スピンへの影響。
手首を積極的に使うと書いたが、それで球にスピンがかからないのか? もちろんそのために指を立ててはいるのだが・・・・・
投げてみた感じでは、
手首を積極的に使うと書いたが、それで球にスピンがかからないのか? もちろんそのために指を立ててはいるのだが・・・・・
投げてみた感じでは、
むしろ積極的に使ったほうがスピンがかからない
ような気さえする。
前回、宮西論文からデータを引用した。同じ著者の『体育の科学』2003の記事、「投球動作の評価 ~より速いボールを投げる野球の投球動作~」のなかに、リリース付近についての記述がある。
リリース直前のボールの速度が約27%も増加するので、投球腕(主に前腕・手指部)の筋群が極めて速い短縮性収縮の状態になるからである。つまり筋がこの状態になると、逆比例関係を持つ力―速度曲線からすれば、もはや投球腕の筋群が大きな力(関節トルク)を生み出すことが困難になるのである。
しかしこのことで加速の困難さを説明するのには無理がある。

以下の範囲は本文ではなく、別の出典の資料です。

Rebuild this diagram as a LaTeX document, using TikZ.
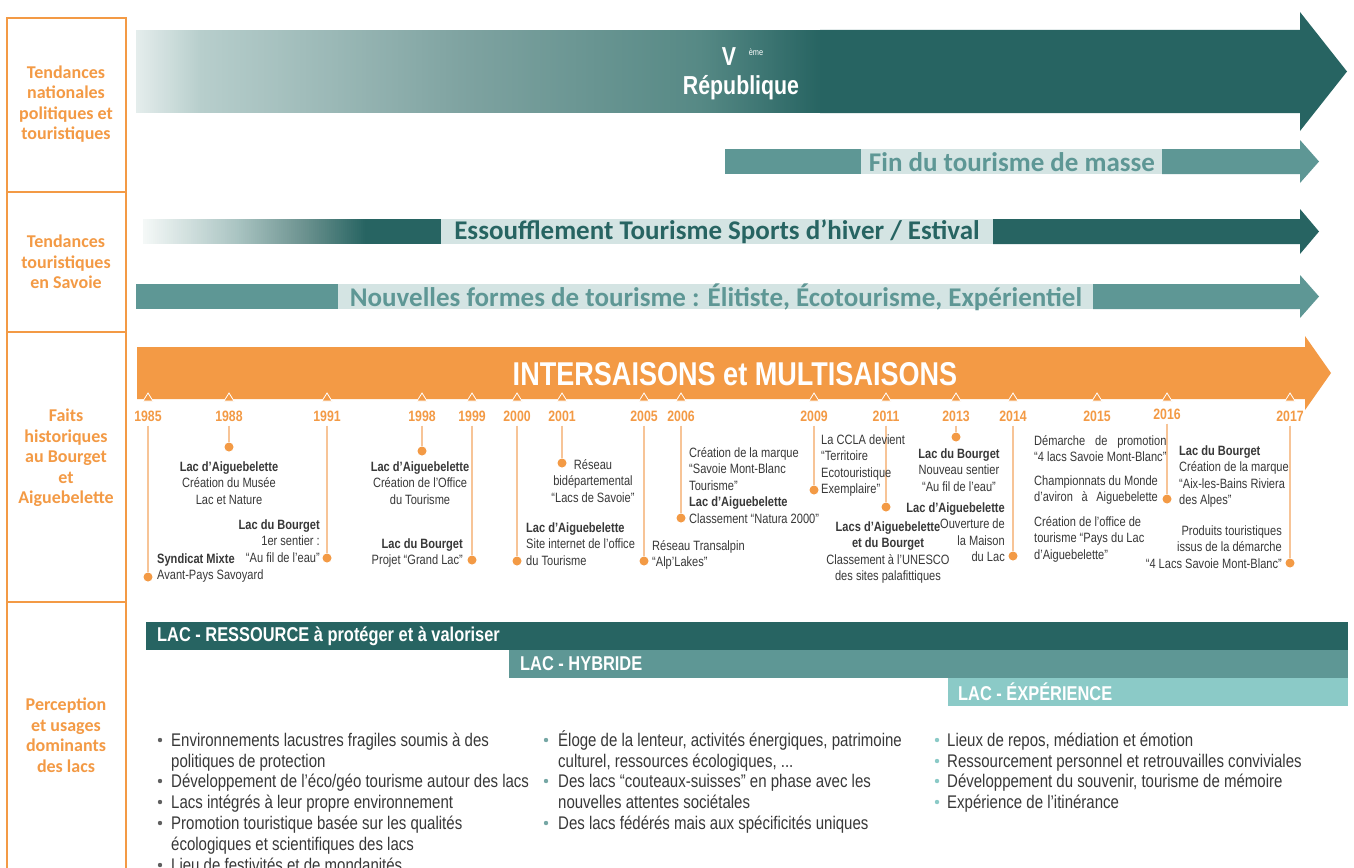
\documentclass[tikz,border=0pt]{standalone}
\usepackage{fontspec}
\usepackage{calc}
\setmainfont{Liberation Sans}
\newfontfamily\nar[FakeStretch=0.82]{Liberation Sans}
\newfontfamily\calb{Carlito}
\definecolor{dteal}{HTML}{276462}
\definecolor{mteal}{HTML}{5E9795}
\definecolor{lband}{HTML}{D4E4E3}
\definecolor{lteal}{HTML}{8BCAC7}
\definecolor{orng}{HTML}{F39A45}
\definecolor{ostem}{HTML}{F7C497}
\definecolor{txt}{HTML}{383838}
\definecolor{gA}{HTML}{E4EDEC}
\definecolor{gB}{HTML}{B7CECC}
\definecolor{gC}{HTML}{7FA3A1}
\definecolor{gD}{HTML}{568985}
\definecolor{eA}{HTML}{F4F8F7}
\definecolor{eB}{HTML}{ABC5C3}
\definecolor{eC}{HTML}{6A918E}
% horizontal gradient strip: x0, x1, ytop, ybottom, colour0, colour1
\newcommand{\gradstrip}[6]{%
  \pgfmathsetmacro{\gn}{int((#2-#1)/2)}%
  \foreach \gk in {0,...,\gn}{%
    \pgfmathsetmacro{\gp}{100*\gk/\gn}%
    \pgfmathsetmacro{\gx}{#1+2*\gk}%
    \fill[#6!\gp!#5] (\gx,#3) rectangle ({\gx+2.6},#4);%
  }%
}
\newcommand{\fs}{\rule{0pt}{0.95em}}
\begin{document}
\begin{tikzpicture}[x=1pt,y=-1pt,
 lab/.style={font=\calb\bfseries\fontsize{18}{20.5}\selectfont, text=orng, align=center, inner sep=0pt},
 arrlab/.style={font=\calb\bfseries\fontsize{27}{30}\selectfont, inner sep=0pt},
 yr/.style={font=\nar\bfseries\fontsize{15}{15}\selectfont, text=orng, inner sep=2pt},
 dotn/.style={circle, fill=orng, minimum size=9pt, inner sep=0pt},
 stem/.style={draw=ostem, line width=1.2pt, shorten <=2pt},
 tl/.style={font=\nar\fontsize{13.5}{16.5}\selectfont, text=txt, inner sep=0pt},
 tlL/.style={tl, align=left, anchor=north west},
 tlR/.style={tl, align=right, anchor=north east},
 tlC/.style={tl, align=center, anchor=north},
 tick/.style={fill=orng, draw=white, line width=0.8pt},
 barlab/.style={font=\nar\bfseries\fontsize{20}{20}\selectfont, text=white, anchor=west, inner sep=0pt},
 bul/.style={font=\nar\fontsize{18.3}{20.8}\selectfont, text=txt, align=left, anchor=north west, inner sep=0pt},
 bdot/.style={circle, minimum size=4.4pt, inner sep=0pt},
]
\useasboundingbox (0,0) rectangle (1354,867);
\clip (0,0) rectangle (1354,867);
\fill[white] (0,0) rectangle (1354,867);

% ---------- left column ----------
\draw[orng, line width=1.6pt] (7,875) -- (7,18) -- (126,18) -- (126,875);
\draw[orng, line width=1.6pt] (7,192) -- (126,192);
\draw[orng, line width=1.6pt] (7,332) -- (126,332);
\draw[orng, line width=1.6pt] (7,602) -- (126,602);
\node[lab] (lab1) at (66,104) {Tendances\\nationales\\politiques et\\touristiques};
\node[lab] (lab2) at (66,262) {Tendances\\touristiques\\en Savoie};
\node[lab] (lab3) at (66,458) {Faits\\historiques\\au Bourget\\et\\Aiguebelette};
\node[lab] (lab4) at (66,735) {Perception\\et usages\\dominants\\des lacs};

% ---------- Ve Republique ----------
\gradstrip{136}{200}{30}{113}{gA}{gB}
\gradstrip{200}{460}{30}{113}{gB}{gC}
\gradstrip{460}{700}{30}{113}{gC}{gD}
\gradstrip{700}{820}{30}{113}{gD}{dteal}
\fill[dteal] (820,30) -- (1300,30) -- (1300,12) -- (1347,71.5) -- (1300,131) -- (1300,113) -- (820,113) -- cycle;
\node[font=\nar\bfseries\fontsize{26}{26}\selectfont, text=white, inner sep=0pt] (vnum) at (729,57) {V};
\node[font=\nar\fontsize{9}{9}\selectfont, text=white, inner sep=0pt] (vsup) at (756,52) {ème};
\node[font=\nar\bfseries\fontsize{26}{26}\selectfont, text=white, inner sep=0pt] (rep) at (741,88) {République};

% ---------- Fin du tourisme de masse ----------
\fill[mteal] (725,149) rectangle (861,174);
\fill[lband] (861,149) rectangle (1162,174);
\fill[mteal] (1162,149) -- (1300,149) -- (1300,140) -- (1319,161.5) -- (1300,183) -- (1300,174) -- (1162,174) -- cycle;
\node[arrlab, text=mteal] (fin) at (1012,162) {Fin du tourisme de masse};

% ---------- Essoufflement ----------
\gradstrip{143}{235}{219}{244}{eA}{eB}
\gradstrip{235}{305}{219}{244}{eB}{eC}
\gradstrip{305}{366}{219}{244}{eC}{dteal}
\fill[dteal] (366,219) rectangle (441,244);
\fill[lband] (441,219) rectangle (993,244);
\fill[dteal] (993,219) -- (1300,219) -- (1300,209) -- (1319,231.5) -- (1300,254) -- (1300,244) -- (993,244) -- cycle;
\node[arrlab, text=dteal] (ess) at (717,232) {Essoufflement Tourisme Sports d’hiver / Estival};

% ---------- Nouvelles formes ----------
\fill[mteal] (136,284) rectangle (338,309);
\fill[lband] (338,284) rectangle (1093,309);
\fill[mteal] (1093,284) -- (1300,284) -- (1300,275) -- (1319,296.5) -- (1300,318) -- (1300,309) -- (1093,309) -- cycle;
\node[arrlab, text=mteal] (nouv) at (716,297) {Nouvelles formes de tourisme : Élitiste, Écotourisme, Expérientiel};

% ---------- Intersaisons ----------
\fill[orng] (137,347) -- (1305,347) -- (1305,336) -- (1331,373) -- (1305,410) -- (1305,399) -- (137,399) -- cycle;
\node[font=\nar\bfseries\fontsize{33}{33}\selectfont, text=white, inner sep=0pt] (inter) at (735,374) {INTERSAISONS et MULTISAISONS};

\foreach \x in {148,229,327,422,472,517,562,644,681,814,886,956,1013,1097,1167,1290}
  \filldraw[tick] (\x-5,401) -- (\x,393) -- (\x+5,401) -- cycle;

% years
\node[yr] (y1985) at (148,416) {1985};
\node[yr] (y1988) at (229,416) {1988};
\node[yr] (y1991) at (327,416) {1991};
\node[yr] (y1998) at (422,416) {1998};
\node[yr] (y1999) at (472,416) {1999};
\node[yr] (y2000) at (517,416) {2000};
\node[yr] (y2001) at (562,416) {2001};
\node[yr] (y2005) at (644,416) {2005};
\node[yr] (y2006) at (681,416) {2006};
\node[yr] (y2009) at (814,416) {2009};
\node[yr] (y2011) at (886,416) {2011};
\node[yr] (y2013) at (956,416) {2013};
\node[yr] (y2014) at (1013,416) {2014};
\node[yr] (y2015) at (1097,416) {2015};
\node[yr] (y2016) at (1167,414) {2016};
\node[yr] (y2017) at (1290,416) {2017};

% dots
\node[dotn] (d1985) at (148,577) {};
\node[dotn] (d1988) at (229,447) {};
\node[dotn] (d1991) at (327,558) {};
\node[dotn] (d1998) at (422,451) {};
\node[dotn] (d1999) at (472,560) {};
\node[dotn] (d2000) at (517,561) {};
\node[dotn] (d2001) at (562,463) {};
\node[dotn] (d2005) at (644,561) {};
\node[dotn] (d2006) at (681,518) {};
\node[dotn] (d2009) at (814,490) {};
\node[dotn] (d2011) at (886,507) {};
\node[dotn] (d2013) at (956,437) {};
\node[dotn] (d2014) at (1013,556) {};
\node[dotn] (d2016) at (1167,499) {};
\node[dotn] (d2017) at (1290,563) {};

\foreach \y in {1985,1988,1991,1998,1999,2000,2001,2005,2006,2009,2011,2013,2014,2016,2017}
  \draw[stem] (y\y) -- (d\y);

% event texts
\node[tlL] (t1985) at (157,550) {{\bfseries\fs Syndicat Mixte}\\Avant-Pays Savoyard};
\node[tlC] (t1988) at (229,458) {{\bfseries\fs Lac d’Aiguebelette}\\Création du Musée\\Lac et Nature};
\node[tlR] (t1991) at (320,516) {{\bfseries\fs Lac du Bourget}\\1er sentier :\\“Au fil de l’eau”};
\node[tlC] (t1998) at (420,458) {{\bfseries\fs Lac d’Aiguebelette}\\Création de l’Office\\du Tourisme};
\node[tlR] (t1999) at (463,535) {{\bfseries\fs Lac du Bourget}\\Projet “Grand Lac”};
\node[tlL] (t2000) at (526,519) {{\bfseries\fs Lac d’Aiguebelette}\\Site internet de l’office\\du Tourisme};
\node[tlC] (t2001) at (593,456) {\fs Réseau\\bidépartemental\\“Lacs de Savoie”};
\node[tlL] (t2005) at (652,537) {\fs Réseau Transalpin\\“Alp’Lakes”};
\node[tlL] (t2006) at (689,444) {\fs Création de la marque\\“Savoie Mont-Blanc\\Tourisme”\\{\bfseries Lac d’Aiguebelette}\\Classement “Natura 2000”};
\node[tlL] (t2009) at (821,431) {\fs La CCLA devient\\“Territoire\\Ecotouristique\\Exemplaire”};
\node[tlC] (t2011) at (888,518) {{\bfseries\fs Lacs d’Aiguebelette}\\{\bfseries et du Bourget}\\Classement à l’UNESCO\\des sites palafittiques};
\node[tlC] (t2013) at (959,445) {{\bfseries\fs Lac du Bourget}\\Nouveau sentier\\“Au fil de l’eau”};
\node[tlR] (t2014) at (1005,499) {{\bfseries\fs Lac d’Aiguebelette}\\Ouverture de\\la Maison\\du Lac};
\node[tlL] (t2015a) at (1034,432) {\fs\makebox[\widthof{“4 lacs Savoie Mont-Blanc”}][s]{Démarche de promotion}\\“4 lacs Savoie Mont-Blanc”};
\node[tlL] (t2015b) at (1034,472) {\fs Championnats du Monde\\\makebox[\widthof{Championnats du Monde}][s]{d’aviron à Aiguebelette}};
\node[tlL] (t2015c) at (1034,513) {\fs Création de l’office de\\tourisme “Pays du Lac\\d’Aiguebelette”};
\node[tlL] (t2016) at (1179,442) {{\bfseries\fs Lac du Bourget}\\Création de la marque\\“Aix-les-Bains Riviera\\des Alpes”};
\node[tlR] (t2017) at (1282,522) {\fs Produits touristiques\\issus de la démarche\\“4 Lacs Savoie Mont-Blanc”};

% ---------- bottom bars ----------
\fill[dteal] (146,622) rectangle (1348,650);
\fill[mteal] (509,650) rectangle (1348,678);
\fill[lteal] (948,678) rectangle (1348,706);
\node[barlab] (bres) at (157,636) {LAC - RESSOURCE à protéger et à valoriser};
\node[barlab] (bhyb) at (520,664) {LAC - HYBRIDE};
\node[barlab] (bexp) at (958,692) {LAC - ÉXPÉRIENCE};

% column 1
\node[bdot, fill=txt!80] (p1a) at (160,740) {};
\node[bul] (c1a) at (171,729.4) {\fs Environnements lacustres fragiles soumis à des\\politiques de protection};
\node[bdot, fill=txt!80] (p1b) at (160,781) {};
\node[bul] (c1b) at (171,770.4) {\fs Développement de l’éco/géo tourisme autour des lacs};
\node[bdot, fill=txt!80] (p1c) at (160,802) {};
\node[bul] (c1c) at (171,791.4) {\fs Lacs intégrés à leur propre environnement};
\node[bdot, fill=txt!80] (p1d) at (160,823) {};
\node[bul] (c1d) at (171,812.4) {\fs Promotion touristique basée sur les qualités\\écologiques et scientifiques des lacs};
\node[bdot, fill=txt!80] (p1e) at (160,865) {};
\node[bul] (c1e) at (171,854.4) {\fs Lieu de festivités et de mondanités};

% column 2
\node[bdot, fill=mteal!85] (p2a) at (546,740) {};
\node[bul] (c2a) at (558,729.4) {\fs Éloge de la lenteur, activités énergiques, patrimoine\\culturel, ressources écologiques, ...};
\node[bdot, fill=mteal!85] (p2b) at (546,781) {};
\node[bul] (c2b) at (558,770.4) {\fs Des lacs “couteaux-suisses” en phase avec les\\nouvelles attentes sociétales};
\node[bdot, fill=mteal!85] (p2c) at (546,823) {};
\node[bul] (c2c) at (558,812.4) {\fs Des lacs fédérés mais aux spécificités uniques};

% column 3
\node[bdot, fill=lteal] (p3a) at (937,740) {};
\node[bul] (c3a) at (947,729.4) {\fs Lieux de repos, médiation et émotion};
\node[bdot, fill=lteal] (p3b) at (937,761) {};
\node[bul] (c3b) at (947,750.4) {\fs Ressourcement personnel et retrouvailles conviviales};
\node[bdot, fill=lteal] (p3c) at (937,781) {};
\node[bul] (c3c) at (947,770.4) {\fs Développement du souvenir, tourisme de mémoire};
\node[bdot, fill=lteal] (p3d) at (937,802) {};
\node[bul] (c3d) at (947,791.4) {\fs Expérience de l’itinérance};
\end{tikzpicture}
\end{document}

(本人の!)データによれば、この時期のトルクは背屈であり、「大きな力を生み」そうとさえしていないからだ。
背屈トルクの発生は急激な掌屈に対する反射だろう。普通の投法における手首の掌屈・回内は関節力によるところが大きいかもしれない(ムチ動作をスナップ動作とも言う)。ナックルのばあいは、下半身をあまり使わないから、関節力は弱いだろう。しかし、その分を筋収縮で補えば、同じように反射で背屈トルクを働かせることができるはずだ。そうすれば、スピンがかかる前に指のスピードにブレーキをかけることができる。それが、「むしろ積極的に手首を使ったほうがいい」ということの説明になっているのではないか?
いずれにせよ、「ナックルを投げる時は手首を使わない」が定説になっている。それに真っ向から異を唱える形になった。ここに書いてきたことの当否はその辺にかかっている。
腕の振りについて、要点をもう一度書くと、
肩の水平内転、肘の伸展、手首の掌屈・回内を順次行う。
筋収縮に対する依存度が普通の投法より高い。